Bakery & Kitchen

The dominant feature of the Bakery was the huge bake-oven. In it, enormous quantities of bread were baked, not only for serving in the Great Hall but also at the "Cantine", where voyageurs were treated to a loaf of bread on arrival at Fort William. Bread and biscuit were also prepared for the return voyage to Montreal or the interior.

Some idea of the productive capacity of the bake-oven may be had from the figures for 1821.  From June 16 to August 9, over twenty thousand pounds (9000 kg) of flour were used to produce bread and biscuit.

Attached to the Great Hall by a covered passage was a building containing the kitchen and the bakehouse.

On the Kitchen side, meals served in the Great Hall were prepared and cooked in an enormous fireplace.

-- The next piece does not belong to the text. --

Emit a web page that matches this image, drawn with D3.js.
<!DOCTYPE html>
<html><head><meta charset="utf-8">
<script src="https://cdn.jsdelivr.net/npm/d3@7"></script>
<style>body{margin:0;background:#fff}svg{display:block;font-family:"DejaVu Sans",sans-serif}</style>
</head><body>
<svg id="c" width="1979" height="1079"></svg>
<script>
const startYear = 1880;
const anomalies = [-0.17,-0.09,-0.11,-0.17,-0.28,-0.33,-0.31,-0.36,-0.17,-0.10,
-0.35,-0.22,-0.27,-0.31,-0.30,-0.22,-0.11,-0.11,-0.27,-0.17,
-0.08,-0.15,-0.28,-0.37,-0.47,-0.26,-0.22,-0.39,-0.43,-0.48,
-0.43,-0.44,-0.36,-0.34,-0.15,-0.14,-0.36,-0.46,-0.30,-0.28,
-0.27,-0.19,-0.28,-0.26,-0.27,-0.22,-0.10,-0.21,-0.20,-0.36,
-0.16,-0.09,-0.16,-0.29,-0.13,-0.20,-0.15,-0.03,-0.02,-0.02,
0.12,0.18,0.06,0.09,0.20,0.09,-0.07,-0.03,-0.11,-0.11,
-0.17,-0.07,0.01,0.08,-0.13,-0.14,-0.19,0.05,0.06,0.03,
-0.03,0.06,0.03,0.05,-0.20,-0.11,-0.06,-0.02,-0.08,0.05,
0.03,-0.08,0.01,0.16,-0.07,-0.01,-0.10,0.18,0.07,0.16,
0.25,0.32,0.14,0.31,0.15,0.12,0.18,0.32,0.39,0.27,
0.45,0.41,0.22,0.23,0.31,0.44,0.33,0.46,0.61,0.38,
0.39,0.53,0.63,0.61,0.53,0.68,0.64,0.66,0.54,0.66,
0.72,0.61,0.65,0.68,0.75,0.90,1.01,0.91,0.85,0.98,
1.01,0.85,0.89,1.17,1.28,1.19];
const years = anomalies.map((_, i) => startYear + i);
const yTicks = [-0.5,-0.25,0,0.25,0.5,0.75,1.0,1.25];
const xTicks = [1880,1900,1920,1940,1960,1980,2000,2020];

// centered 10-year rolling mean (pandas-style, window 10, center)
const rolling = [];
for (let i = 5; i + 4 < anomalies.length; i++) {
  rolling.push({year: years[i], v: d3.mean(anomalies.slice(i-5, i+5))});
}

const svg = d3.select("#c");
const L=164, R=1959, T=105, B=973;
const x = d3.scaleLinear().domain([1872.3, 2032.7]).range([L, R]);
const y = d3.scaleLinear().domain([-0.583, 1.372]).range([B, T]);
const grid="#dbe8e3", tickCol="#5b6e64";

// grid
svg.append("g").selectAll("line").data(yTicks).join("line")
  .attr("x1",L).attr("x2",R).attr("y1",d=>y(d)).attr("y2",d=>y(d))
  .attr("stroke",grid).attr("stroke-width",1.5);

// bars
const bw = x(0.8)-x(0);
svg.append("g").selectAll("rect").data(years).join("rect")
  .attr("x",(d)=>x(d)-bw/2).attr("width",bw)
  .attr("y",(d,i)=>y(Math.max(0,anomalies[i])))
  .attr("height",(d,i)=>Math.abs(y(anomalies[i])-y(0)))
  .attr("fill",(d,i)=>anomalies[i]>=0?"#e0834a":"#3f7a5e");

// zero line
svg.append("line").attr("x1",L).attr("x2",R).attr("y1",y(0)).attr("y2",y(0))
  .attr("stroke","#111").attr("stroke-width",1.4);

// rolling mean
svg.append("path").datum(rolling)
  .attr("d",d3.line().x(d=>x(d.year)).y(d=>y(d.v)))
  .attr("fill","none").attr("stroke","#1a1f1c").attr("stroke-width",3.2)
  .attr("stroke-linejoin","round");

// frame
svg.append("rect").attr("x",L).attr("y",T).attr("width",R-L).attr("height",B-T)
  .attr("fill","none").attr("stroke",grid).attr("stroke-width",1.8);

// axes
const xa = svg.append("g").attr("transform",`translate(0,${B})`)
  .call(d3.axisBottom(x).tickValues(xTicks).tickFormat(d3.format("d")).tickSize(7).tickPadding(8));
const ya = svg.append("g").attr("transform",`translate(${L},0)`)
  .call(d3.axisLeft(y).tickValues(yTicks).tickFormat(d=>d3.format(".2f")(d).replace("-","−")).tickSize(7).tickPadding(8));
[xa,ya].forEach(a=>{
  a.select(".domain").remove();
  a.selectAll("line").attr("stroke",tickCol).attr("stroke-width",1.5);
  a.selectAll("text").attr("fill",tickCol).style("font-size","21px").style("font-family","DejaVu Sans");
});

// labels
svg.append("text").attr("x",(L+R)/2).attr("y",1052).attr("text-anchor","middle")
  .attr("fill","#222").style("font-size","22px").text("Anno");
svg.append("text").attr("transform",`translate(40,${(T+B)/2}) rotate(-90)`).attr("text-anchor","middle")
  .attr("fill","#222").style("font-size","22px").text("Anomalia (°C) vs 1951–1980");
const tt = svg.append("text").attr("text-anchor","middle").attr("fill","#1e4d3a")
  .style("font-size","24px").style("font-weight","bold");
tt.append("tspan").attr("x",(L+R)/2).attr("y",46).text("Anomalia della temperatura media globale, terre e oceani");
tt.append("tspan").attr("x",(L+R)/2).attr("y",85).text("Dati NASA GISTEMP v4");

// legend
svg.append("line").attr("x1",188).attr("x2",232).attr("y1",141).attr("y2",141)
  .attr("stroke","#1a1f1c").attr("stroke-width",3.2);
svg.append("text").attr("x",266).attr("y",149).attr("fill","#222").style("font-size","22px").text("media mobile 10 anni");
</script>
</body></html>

A cook brought from Montreal was in charge of food preparation, sometimes just for the summer season, but other times to winter for a period of three years. Other persons listed as servants or domestiques came to Fort William for the summer. While their exact duties were not designated, they most likely included helping in the kitchen and dining room and attending to the gentlemen's personal needs such as cleaning their rooms and their clothing.

Included in 1821 inventory for the kitchen are "forms" for cakes and tarts, flesh forks, a gridiron, tin kettles of various sizes, fish kettles and pans, a dutch oven, mills for coffee and pepper, a roasting machine and hooks and chains for kettles.